• **What to produce**: Reproduce the listing exactly, with no pictures in your copy.

━━━━━ Data

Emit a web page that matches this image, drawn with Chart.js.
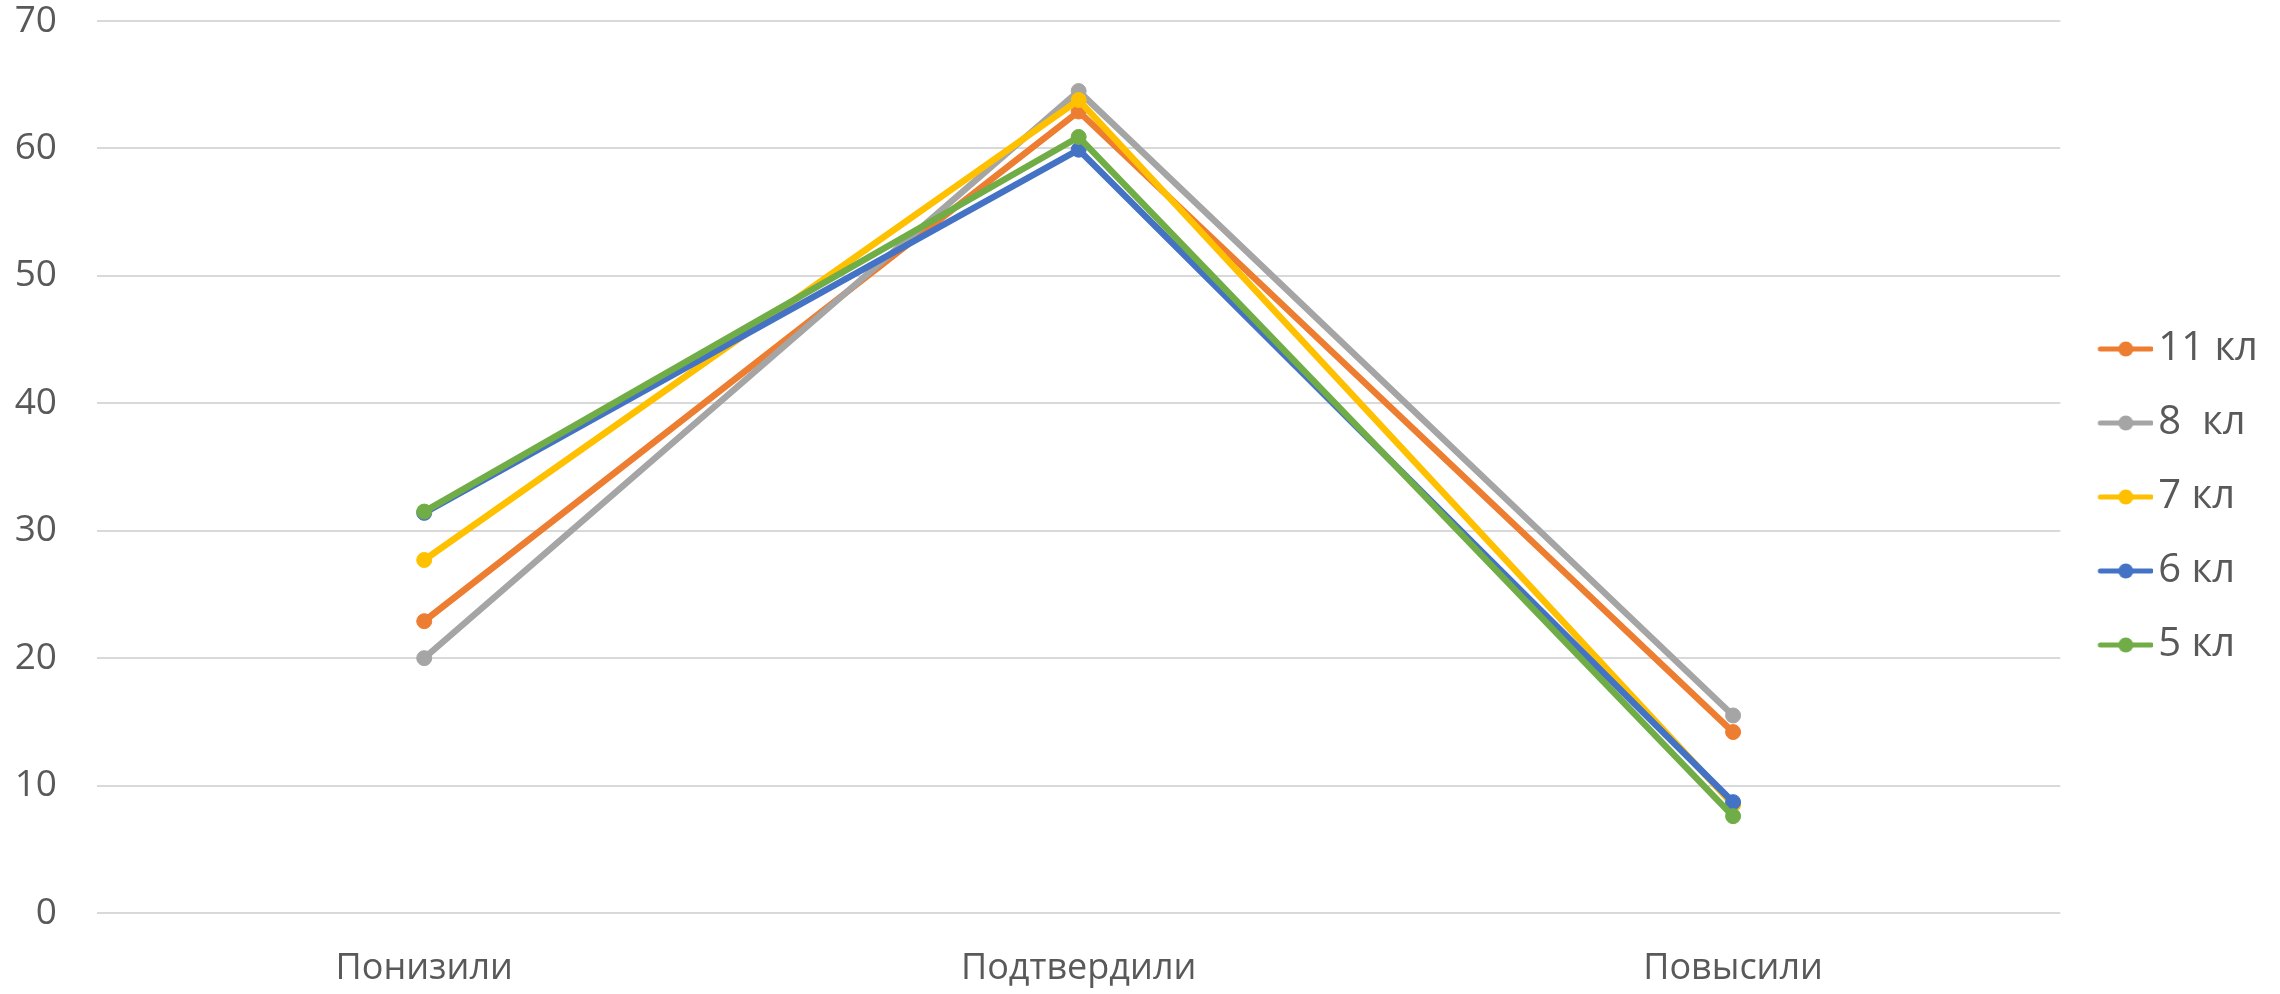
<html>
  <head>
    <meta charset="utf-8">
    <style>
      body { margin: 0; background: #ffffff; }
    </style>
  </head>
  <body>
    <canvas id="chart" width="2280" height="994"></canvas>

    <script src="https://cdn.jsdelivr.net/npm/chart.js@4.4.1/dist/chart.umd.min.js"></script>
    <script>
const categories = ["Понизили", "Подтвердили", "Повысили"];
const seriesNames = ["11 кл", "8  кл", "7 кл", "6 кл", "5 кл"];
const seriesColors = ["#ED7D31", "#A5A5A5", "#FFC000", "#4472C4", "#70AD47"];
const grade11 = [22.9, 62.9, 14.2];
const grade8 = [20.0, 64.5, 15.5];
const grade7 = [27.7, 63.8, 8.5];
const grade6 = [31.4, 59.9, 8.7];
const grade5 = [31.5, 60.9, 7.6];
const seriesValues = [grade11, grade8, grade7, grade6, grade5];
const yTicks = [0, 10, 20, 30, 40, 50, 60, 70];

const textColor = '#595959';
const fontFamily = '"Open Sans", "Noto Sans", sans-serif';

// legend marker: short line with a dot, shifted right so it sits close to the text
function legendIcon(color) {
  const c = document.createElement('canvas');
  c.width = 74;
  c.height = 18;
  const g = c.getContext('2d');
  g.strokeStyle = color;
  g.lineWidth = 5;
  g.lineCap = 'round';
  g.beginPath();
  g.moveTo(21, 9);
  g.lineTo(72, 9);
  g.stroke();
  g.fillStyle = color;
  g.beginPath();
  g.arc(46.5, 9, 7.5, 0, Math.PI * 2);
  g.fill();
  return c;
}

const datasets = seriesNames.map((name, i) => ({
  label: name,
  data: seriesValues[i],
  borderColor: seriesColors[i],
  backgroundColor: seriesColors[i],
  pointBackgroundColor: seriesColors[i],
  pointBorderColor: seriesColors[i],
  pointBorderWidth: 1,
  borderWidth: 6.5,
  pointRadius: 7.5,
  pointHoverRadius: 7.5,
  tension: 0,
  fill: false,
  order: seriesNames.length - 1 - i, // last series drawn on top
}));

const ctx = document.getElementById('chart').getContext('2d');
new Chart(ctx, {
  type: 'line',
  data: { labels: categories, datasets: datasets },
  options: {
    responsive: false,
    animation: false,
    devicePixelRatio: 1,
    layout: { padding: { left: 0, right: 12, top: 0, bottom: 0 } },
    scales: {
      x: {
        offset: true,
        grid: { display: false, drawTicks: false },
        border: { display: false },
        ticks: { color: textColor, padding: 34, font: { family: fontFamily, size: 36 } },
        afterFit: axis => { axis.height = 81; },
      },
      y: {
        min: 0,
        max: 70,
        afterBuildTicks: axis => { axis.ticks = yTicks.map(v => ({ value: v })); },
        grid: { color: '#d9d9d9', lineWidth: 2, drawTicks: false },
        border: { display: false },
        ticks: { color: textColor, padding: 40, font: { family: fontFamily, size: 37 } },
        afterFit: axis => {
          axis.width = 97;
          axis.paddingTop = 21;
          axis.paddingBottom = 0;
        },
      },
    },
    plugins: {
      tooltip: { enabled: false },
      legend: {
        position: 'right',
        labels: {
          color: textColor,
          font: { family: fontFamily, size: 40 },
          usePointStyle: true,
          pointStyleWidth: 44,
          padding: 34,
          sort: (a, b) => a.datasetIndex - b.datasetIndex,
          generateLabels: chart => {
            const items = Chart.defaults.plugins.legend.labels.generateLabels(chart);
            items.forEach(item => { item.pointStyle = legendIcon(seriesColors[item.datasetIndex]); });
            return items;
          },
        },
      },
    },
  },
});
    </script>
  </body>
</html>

━━━━━━━━━━

• **Answer in full**:
Emit a web page that matches this image, drawn with Chart.js.
<html>
  <head>
    <meta charset="utf-8">
    <style>
      body { margin: 0; background: #ffffff; }
    </style>
  </head>
  <body>
    <canvas id="chart" width="2280" height="994"></canvas>

    <script src="https://cdn.jsdelivr.net/npm/chart.js@4.4.1/dist/chart.umd.min.js"></script>
    <script>
const categories = ["Понизили", "Подтвердили", "Повысили"];
const seriesNames = ["11 кл", "8  кл", "7 кл", "6 кл", "5 кл"];
const seriesColors = ["#ED7D31", "#A5A5A5", "#FFC000", "#4472C4", "#70AD47"];
const grade11 = [22.9, 62.9, 14.2];
const grade8 = [20.0, 64.5, 15.5];
const grade7 = [27.7, 63.8, 8.5];
const grade6 = [31.4, 59.9, 8.7];
const grade5 = [31.5, 60.9, 7.6];
const seriesValues = [grade11, grade8, grade7, grade6, grade5];
const yTicks = [0, 10, 20, 30, 40, 50, 60, 70];

const textColor = '#595959';
const fontFamily = '"Open Sans", "Noto Sans", sans-serif';

// legend marker: short line with a dot, shifted right so it sits close to the text
function legendIcon(color) {
  const c = document.createElement('canvas');
  c.width = 74;
  c.height = 18;
  const g = c.getContext('2d');
  g.strokeStyle = color;
  g.lineWidth = 5;
  g.lineCap = 'round';
  g.beginPath();
  g.moveTo(21, 9);
  g.lineTo(72, 9);
  g.stroke();
  g.fillStyle = color;
  g.beginPath();
  g.arc(46.5, 9, 7.5, 0, Math.PI * 2);
  g.fill();
  return c;
}

const datasets = seriesNames.map((name, i) => ({
  label: name,
  data: seriesValues[i],
  borderColor: seriesColors[i],
  backgroundColor: seriesColors[i],
  pointBackgroundColor: seriesColors[i],
  pointBorderColor: seriesColors[i],
  pointBorderWidth: 1,
  borderWidth: 6.5,
  pointRadius: 7.5,
  pointHoverRadius: 7.5,
  tension: 0,
  fill: false,
  order: seriesNames.length - 1 - i, // last series drawn on top
}));

const ctx = document.getElementById('chart').getContext('2d');
new Chart(ctx, {
  type: 'line',
  data: { labels: categories, datasets: datasets },
  options: {
    responsive: false,
    animation: false,
    devicePixelRatio: 1,
    layout: { padding: { left: 0, right: 12, top: 0, bottom: 0 } },
    scales: {
      x: {
        offset: true,
        grid: { display: false, drawTicks: false },
        border: { display: false },
        ticks: { color: textColor, padding: 34, font: { family: fontFamily, size: 36 } },
        afterFit: axis => { axis.height = 81; },
      },
      y: {
        min: 0,
        max: 70,
        afterBuildTicks: axis => { axis.ticks = yTicks.map(v => ({ value: v })); },
        grid: { color: '#d9d9d9', lineWidth: 2, drawTicks: false },
        border: { display: false },
        ticks: { color: textColor, padding: 40, font: { family: fontFamily, size: 37 } },
        afterFit: axis => {
          axis.width = 97;
          axis.paddingTop = 21;
          axis.paddingBottom = 0;
        },
      },
    },
    plugins: {
      tooltip: { enabled: false },
      legend: {
        position: 'right',
        labels: {
          color: textColor,
          font: { family: fontFamily, size: 40 },
          usePointStyle: true,
          pointStyleWidth: 44,
          padding: 34,
          sort: (a, b) => a.datasetIndex - b.datasetIndex,
          generateLabels: chart => {
            const items = Chart.defaults.plugins.legend.labels.generateLabels(chart);
            items.forEach(item => { item.pointStyle = legendIcon(seriesColors[item.datasetIndex]); });
            return items;
          },
        },
      },
    },
  },
});
    </script>
  </body>
</html>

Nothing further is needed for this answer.